Set task: Exactly retype the lines from the top of the data through the line containing "import matplotlib.transforms as mtransforms", leaving out every picture.

⟨

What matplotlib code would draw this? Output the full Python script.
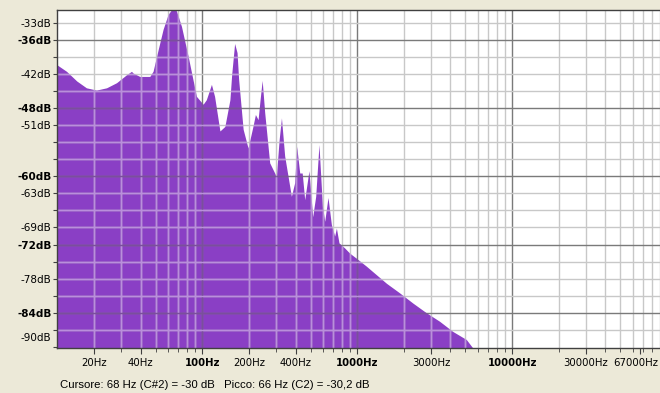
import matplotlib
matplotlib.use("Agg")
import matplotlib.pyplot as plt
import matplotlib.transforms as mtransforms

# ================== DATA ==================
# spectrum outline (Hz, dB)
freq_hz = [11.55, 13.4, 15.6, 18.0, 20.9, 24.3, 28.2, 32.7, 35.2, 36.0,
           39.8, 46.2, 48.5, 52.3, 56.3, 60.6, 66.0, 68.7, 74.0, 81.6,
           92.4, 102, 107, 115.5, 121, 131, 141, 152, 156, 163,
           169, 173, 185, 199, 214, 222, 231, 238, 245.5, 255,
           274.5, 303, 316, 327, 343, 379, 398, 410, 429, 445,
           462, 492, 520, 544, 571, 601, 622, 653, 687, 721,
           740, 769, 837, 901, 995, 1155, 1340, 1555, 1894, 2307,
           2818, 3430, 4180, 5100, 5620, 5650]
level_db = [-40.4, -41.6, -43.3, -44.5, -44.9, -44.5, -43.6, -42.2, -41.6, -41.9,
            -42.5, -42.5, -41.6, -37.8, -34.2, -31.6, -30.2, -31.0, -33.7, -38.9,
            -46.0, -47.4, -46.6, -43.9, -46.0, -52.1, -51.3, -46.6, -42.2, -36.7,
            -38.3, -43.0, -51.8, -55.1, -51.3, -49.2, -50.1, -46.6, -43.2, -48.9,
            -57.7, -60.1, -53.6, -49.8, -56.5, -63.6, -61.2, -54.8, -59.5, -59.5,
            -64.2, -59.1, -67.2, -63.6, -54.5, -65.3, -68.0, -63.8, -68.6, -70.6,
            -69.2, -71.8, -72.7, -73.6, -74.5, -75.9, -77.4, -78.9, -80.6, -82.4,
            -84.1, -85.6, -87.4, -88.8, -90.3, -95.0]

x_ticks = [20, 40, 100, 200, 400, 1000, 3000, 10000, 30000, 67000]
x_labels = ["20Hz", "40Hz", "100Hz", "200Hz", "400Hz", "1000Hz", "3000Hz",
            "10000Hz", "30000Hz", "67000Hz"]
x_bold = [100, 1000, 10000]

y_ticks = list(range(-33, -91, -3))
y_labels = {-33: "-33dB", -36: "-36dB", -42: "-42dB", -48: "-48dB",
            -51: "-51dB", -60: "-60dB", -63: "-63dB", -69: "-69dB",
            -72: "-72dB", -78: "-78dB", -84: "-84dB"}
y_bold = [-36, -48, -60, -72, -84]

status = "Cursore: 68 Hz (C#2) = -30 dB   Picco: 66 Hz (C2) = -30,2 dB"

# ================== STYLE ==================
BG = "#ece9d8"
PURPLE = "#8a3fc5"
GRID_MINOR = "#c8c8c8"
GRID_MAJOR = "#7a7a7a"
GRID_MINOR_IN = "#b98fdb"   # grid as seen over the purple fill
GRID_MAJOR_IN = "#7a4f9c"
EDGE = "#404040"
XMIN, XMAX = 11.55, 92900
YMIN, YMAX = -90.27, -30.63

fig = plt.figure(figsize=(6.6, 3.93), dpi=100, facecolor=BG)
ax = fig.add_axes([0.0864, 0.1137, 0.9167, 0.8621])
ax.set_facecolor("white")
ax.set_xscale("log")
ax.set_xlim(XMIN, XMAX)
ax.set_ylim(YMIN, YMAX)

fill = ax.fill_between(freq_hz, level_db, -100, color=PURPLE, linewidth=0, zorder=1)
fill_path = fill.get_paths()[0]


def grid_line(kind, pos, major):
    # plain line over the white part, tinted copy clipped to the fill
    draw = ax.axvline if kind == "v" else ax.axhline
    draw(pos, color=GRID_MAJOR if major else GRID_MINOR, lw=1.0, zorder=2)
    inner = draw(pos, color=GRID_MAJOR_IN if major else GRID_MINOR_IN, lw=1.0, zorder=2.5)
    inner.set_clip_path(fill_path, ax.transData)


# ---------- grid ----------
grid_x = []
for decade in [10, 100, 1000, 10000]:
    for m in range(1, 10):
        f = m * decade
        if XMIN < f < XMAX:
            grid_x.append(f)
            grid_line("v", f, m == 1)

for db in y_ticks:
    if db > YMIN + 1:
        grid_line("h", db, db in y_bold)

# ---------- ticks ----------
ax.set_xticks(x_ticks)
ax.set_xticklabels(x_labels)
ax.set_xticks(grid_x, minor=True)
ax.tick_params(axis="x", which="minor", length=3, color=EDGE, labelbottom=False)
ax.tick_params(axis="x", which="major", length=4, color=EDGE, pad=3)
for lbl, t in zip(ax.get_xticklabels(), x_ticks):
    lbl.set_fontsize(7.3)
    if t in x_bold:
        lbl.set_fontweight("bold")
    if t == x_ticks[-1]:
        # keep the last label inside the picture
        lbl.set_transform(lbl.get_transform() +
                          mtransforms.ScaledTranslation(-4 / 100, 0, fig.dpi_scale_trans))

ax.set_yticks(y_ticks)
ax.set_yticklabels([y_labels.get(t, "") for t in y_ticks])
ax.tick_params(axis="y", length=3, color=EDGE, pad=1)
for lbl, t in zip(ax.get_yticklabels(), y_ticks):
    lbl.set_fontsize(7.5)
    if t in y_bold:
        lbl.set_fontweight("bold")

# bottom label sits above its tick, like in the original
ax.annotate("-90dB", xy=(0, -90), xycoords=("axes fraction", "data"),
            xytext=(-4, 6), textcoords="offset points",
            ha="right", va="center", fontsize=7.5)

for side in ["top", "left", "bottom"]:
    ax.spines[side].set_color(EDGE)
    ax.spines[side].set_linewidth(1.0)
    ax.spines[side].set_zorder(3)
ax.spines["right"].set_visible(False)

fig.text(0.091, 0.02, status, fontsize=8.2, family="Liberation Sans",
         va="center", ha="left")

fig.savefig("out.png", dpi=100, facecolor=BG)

⟩

The output:
What matplotlib code would draw this? Output the full Python script.
import matplotlib
matplotlib.use("Agg")
import matplotlib.pyplot as plt
import matplotlib.transforms as mtransforms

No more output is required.